--- REQUIRED WORK ---
Which lines hold the word "matplotlib"? Copy each of them.
● ● ●
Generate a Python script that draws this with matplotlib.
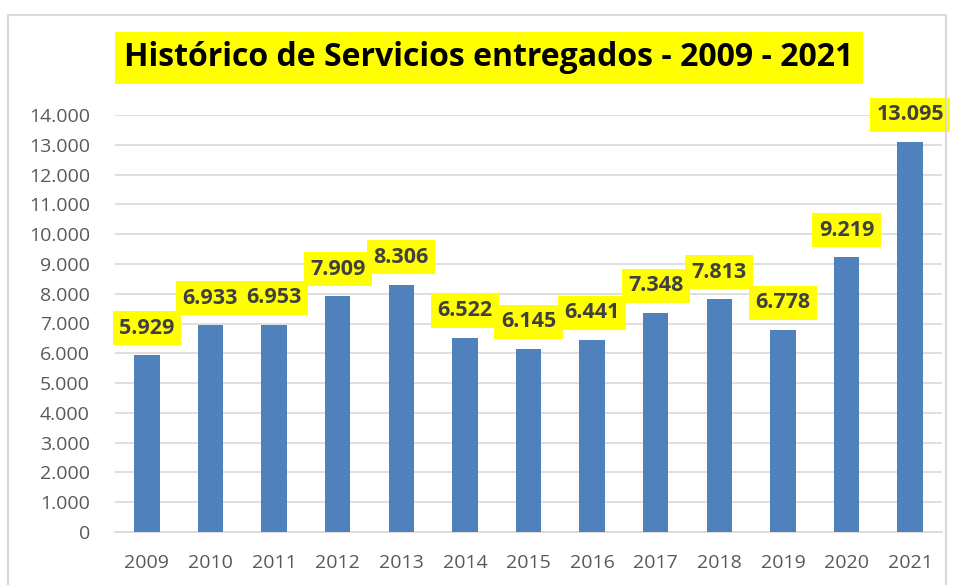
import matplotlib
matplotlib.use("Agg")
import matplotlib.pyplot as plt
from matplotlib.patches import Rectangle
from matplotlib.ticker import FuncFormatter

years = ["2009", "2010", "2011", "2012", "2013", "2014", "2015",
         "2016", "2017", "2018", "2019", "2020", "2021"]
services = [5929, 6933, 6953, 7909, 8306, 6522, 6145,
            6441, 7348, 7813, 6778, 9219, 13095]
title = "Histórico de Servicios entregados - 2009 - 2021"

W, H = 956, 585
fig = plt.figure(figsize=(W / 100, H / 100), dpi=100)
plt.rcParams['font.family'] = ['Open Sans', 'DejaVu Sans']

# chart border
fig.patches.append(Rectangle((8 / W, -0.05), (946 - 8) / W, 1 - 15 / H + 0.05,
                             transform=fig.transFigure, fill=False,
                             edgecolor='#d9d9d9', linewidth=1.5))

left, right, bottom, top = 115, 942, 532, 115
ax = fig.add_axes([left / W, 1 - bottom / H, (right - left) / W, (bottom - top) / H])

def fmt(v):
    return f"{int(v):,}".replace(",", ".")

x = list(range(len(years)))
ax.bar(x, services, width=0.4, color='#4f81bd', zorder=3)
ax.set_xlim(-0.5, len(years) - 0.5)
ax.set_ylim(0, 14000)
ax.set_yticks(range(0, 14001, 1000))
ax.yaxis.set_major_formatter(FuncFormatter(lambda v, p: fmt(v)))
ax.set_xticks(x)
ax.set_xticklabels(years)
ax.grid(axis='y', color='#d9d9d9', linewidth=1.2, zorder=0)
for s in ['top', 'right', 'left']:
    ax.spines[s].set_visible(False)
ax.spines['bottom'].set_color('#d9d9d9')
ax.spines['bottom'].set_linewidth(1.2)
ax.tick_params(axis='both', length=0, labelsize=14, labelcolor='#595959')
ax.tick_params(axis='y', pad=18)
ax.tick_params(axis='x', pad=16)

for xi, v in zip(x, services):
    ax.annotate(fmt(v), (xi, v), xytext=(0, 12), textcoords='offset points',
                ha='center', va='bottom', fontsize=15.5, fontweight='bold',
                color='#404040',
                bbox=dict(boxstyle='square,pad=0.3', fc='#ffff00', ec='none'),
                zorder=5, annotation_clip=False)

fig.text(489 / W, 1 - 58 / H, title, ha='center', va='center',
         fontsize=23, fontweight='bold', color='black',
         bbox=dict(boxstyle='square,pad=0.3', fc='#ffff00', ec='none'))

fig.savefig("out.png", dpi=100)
● ● ●
--- RESULT OF THE TASK ---
Generate a Python script that draws this with matplotlib.
import matplotlib
matplotlib.use("Agg")
import matplotlib.pyplot as plt
from matplotlib.patches import Rectangle
from matplotlib.ticker import FuncFormatter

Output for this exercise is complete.